We got married a year after our engagement and about a month later, quit that job he had (which I agreed with because it would have turned into a long commutin job with a new tyrant of a boss). He decided to start a whole new career selling insurance which meant months of training, licensing, etc. He started working for a major insurer but being that is shy and somewhat antisocial and not a strong networker..he just cannot sell! SO over the last 10 years, he has been bouncing around from different insurance agencies, brokers..switching from different financial vehicles to sell, college planning services, life, health,.recently switch to now selling property and casualty insurance, but after a few short months, he now tells me he thinks they will "fire" him to because..guess what..he sucks at selling! I have been telling him that for years.The financial strain and stress has torn this relationship apart. I actually have been the main breadwinner and let him drain what little retirement savings I had to help support his business. I tell him it would have been cheaper for him to just not work..or to take a job and not have them pay him..then it cost for him to run his own business! I am self employed and take on new clients to bring in new income but that means i am practially working 20 hrs a day! I am up ti 3am on my computr while he gets his 8 hours sleep! He sees how much I work and I tell him over and over that I don;t want to see him watching TV while i am wokring and he should be bending over backward to make sure everything around me is taken care of so I can continue to work and bring in most of the income.
This has been a rollercoaster for all of our marriage...I tell him this is ripping us apart and he just always says it is the stress of the business..a vicious cycle.
There are many other issues too that have arisen and I see how little we have in common and how much him being antisocial effects how I interact with people. I dont like going out with him because him not saying much to anyone is embarassing. Even my little neices and nephew think his is a bit wierd that he doesn't talk much. He is horrible to travel with. As soon as the garage door closes and we are en route to our destination, he freaks out. I roll with any situation but he hates "chaos" and just goes into this freakout mode. He has almost ripped a finger off me and cut my toe open ripping luggage out of my hand too quickly or trying to jam my luggage up an escalator at the airport! I love to travel..but just not with him much because of this. I tell him everytime about this behavior but it is like telling a black man to stop being black. There is no way to change that! It is who he is unfortunately!

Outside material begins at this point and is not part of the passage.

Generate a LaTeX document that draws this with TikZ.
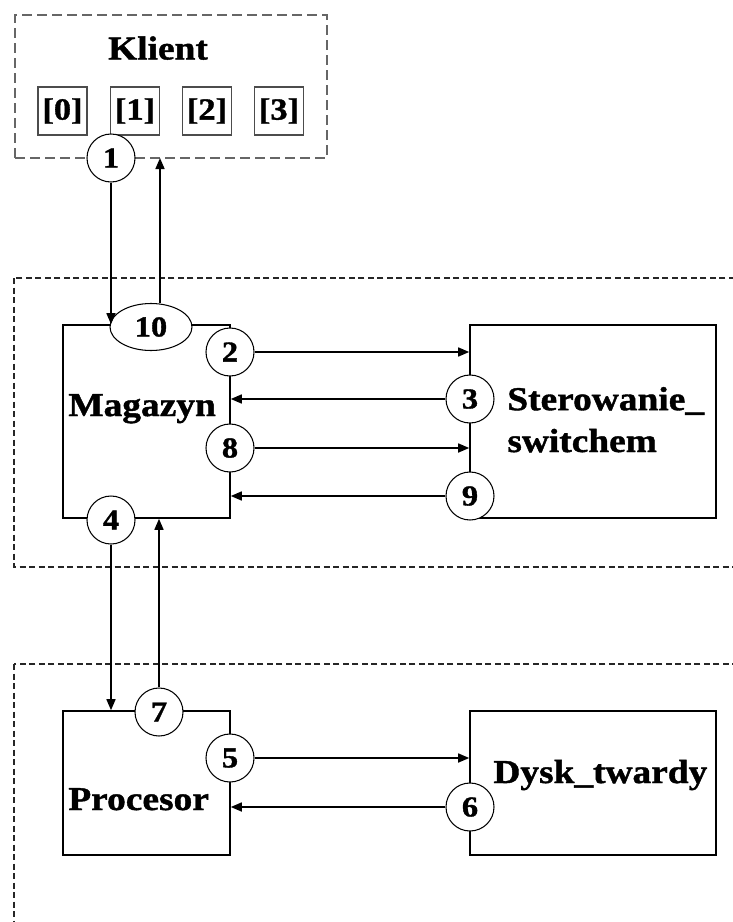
\documentclass[tikz,border=0pt]{standalone}
\usepackage{fontspec}
\newfontfamily\labfont[FakeStretch=1.12,FakeBold=1.2]{Liberation Serif}
\usetikzlibrary{shapes.geometric,arrows.meta,positioning,calc}

\tikzset{
  block/.style={draw=black, line width=0.9pt, minimum width=3.34cm, minimum height=3.86cm, inner sep=0pt},
  port/.style={circle, draw=black, line width=0.6pt, fill=white, minimum size=0.96cm, inner sep=0pt,
    font=\labfont\bfseries\fontsize{16.5}{18}\selectfont},
  cell/.style={draw=black!70, line width=1pt, minimum width=0.98cm, minimum height=0.96cm, inner sep=0pt,
    font=\labfont\bfseries\fontsize{17.5}{19}\selectfont},
  lbl/.style={inner sep=0pt, font=\labfont\bfseries\fontsize{19}{23.8}\selectfont},
  flow/.style={-{Triangle[length=0.22cm,width=0.18cm]}, line width=0.9pt},
  groupbox/.style={draw=black!85, line width=0.7pt, dash pattern=on 0.12cm off 0.07cm}
}

\begin{document}
\begin{tikzpicture}
\useasboundingbox (0,0) rectangle (14.66,-18.44);

% ================= CLIENT =================
\node[draw=black!60, line width=1.1pt, dash pattern=on 0.2cm off 0.1cm,
  minimum width=6.24cm, minimum height=2.86cm] (klient) at (3.42,-1.73) {};
\node[lbl, anchor=base] (klienttxt) at (3.16,-1.19) {Klient};

\node[cell] (cell0) at (1.25,-2.22) {[0]};
\node[cell] (cell1) at (2.70,-2.22) {[1]};
\node[cell] (cell2) at (4.14,-2.22) {[2]};
\node[cell] (cell3) at (5.58,-2.22) {[3]};

% ================= GROUP FRAMES =================
\draw[groupbox] (0.28,-5.56) rectangle (15.2,-11.34);
\draw[groupbox] (0.28,-13.28) rectangle (15.2,-19.0);

% ================= BLOCKS =================
\node[block] (mag) at (2.93,-8.43) {};
\node[block, minimum width=4.92cm] (ster) at (11.86,-8.43) {};
\node[block, minimum height=2.88cm] (proc) at (2.93,-15.66) {};
\node[block, minimum width=4.92cm, minimum height=2.88cm] (dysk) at (11.86,-15.66) {};

\node[lbl, anchor=base west] (magtxt) at (1.36,-8.32) {Magazyn};
\node[lbl, anchor=base west, align=left] (stertxt) at (10.14,-9.04) {Sterowanie\_\\switchem};
\node[lbl, anchor=base west] (proctxt) at (1.36,-16.20) {Procesor};
\node[lbl, anchor=base west] (dysktxt) at (9.86,-15.66) {Dysk\_twardy};

% ================= PORTS =================
\node[port] (p1) at (2.22,-3.16) {1};
\node[port, ellipse, minimum width=1.64cm, minimum height=0.94cm] (p10) at (3.02,-6.54) {10};
\node[port] (p2) at (4.60,-7.04) {2};
\node[port] (p3) at (9.40,-7.98) {3};
\node[port] (p8) at (4.60,-8.96) {8};
\node[port] (p9) at (9.40,-9.92) {9};
\node[port] (p4) at (2.22,-10.40) {4};
\node[port] (p7) at (3.18,-14.24) {7};
\node[port] (p5) at (4.60,-15.16) {5};
\node[port] (p6) at (9.40,-16.14) {6};

% ================= CONNECTORS =================
\coordinate (back) at (3.20,-3.16);
\draw[flow] (p1.south) -- (p1.south |- mag.north);
\draw[flow] (back |- p10.north) -- (back);

\draw[flow] (p2.east) -- (p2.east -| ster.west);
\draw[flow] (p3.west) -- (p3.west -| mag.east);
\draw[flow] (p8.east) -- (p8.east -| ster.west);
\draw[flow] (p9.west) -- (p9.west -| mag.east);

\draw[flow] (p4.south) -- (p4.south |- proc.north);
\draw[flow] (p7.north) -- (p7.north |- mag.south);

\draw[flow] (p5.east) -- (p5.east -| dysk.west);
\draw[flow] (p6.west) -- (p6.west -| proc.east);

\end{tikzpicture}
\end{document}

We hardly speak when home..we are like roommates here in this house now. He says he will change, but he doesn't..and now that I am almost 43, I really just don't want to spend another 10years, 20, 30f.wasted feeling along in a marriage that is financially, emotionally and physically draining. I so dream about being on my own again.

When I decided to break down last week and have a conversation about how I really feel (because he just yet again told me about another career transition).I told him I just about had enough of this and feel alone, feel like I think he wants ou but is always afraid to make a move first. He always wants me to be the out in things. He says he wants to make it work and to give him until the end of this month to prove he will be different..he will pay more attention, be more affectionate, etc (which really doesn't solve all the other issues about how he is not social or sucks to travel with him)..so after a week..nothing much has changed. He is still up in his office playing a computer game. I am downstairs with laptop on my lap working. He has asked me how I was doing a few extra times..did I need anything..but nothing much has changed.

SO..now what..this is the hard part. It is hard ending a marriage..we agreed we both did not believe in divorce before we got married..but I was not expecting what I got. It is a 360 from what we had before! Is that fair?
He is not abusive..a nice guy..never would cheat on me (I almost wish he would to make this easier!) so it is hard to just go our separate ways..BUT I really need to decide if I want to spend the last years of my life living like this. I don't see improvement in his social behaviors and that is key. I don't feel like he has the same passions or ideas that I do..we have some interests in common..but even with travel..he is more judgemental about some cultural differences...so he doesn't wan to go to some countries I adored because he thinks it is "too poor, too dirty"..etc.he sees all the negatives in everything first where I always have the rose colored glasses on..good or bad.

Siggh....long story..I think I just needed to get this in writing. I need to make a decision soon...before more years pass by that I regret not taking that chance and cutting my losses. 

Name: lucy | Date: May 11th, 2010 3:15 PM
It was time for you to move on before you bought the house. Now you are going to be stuck with him and the morgage until you can get rid of them.

Send him back to his mamma's house and get your life back. If you wait 10 more years he will be doing the same thing.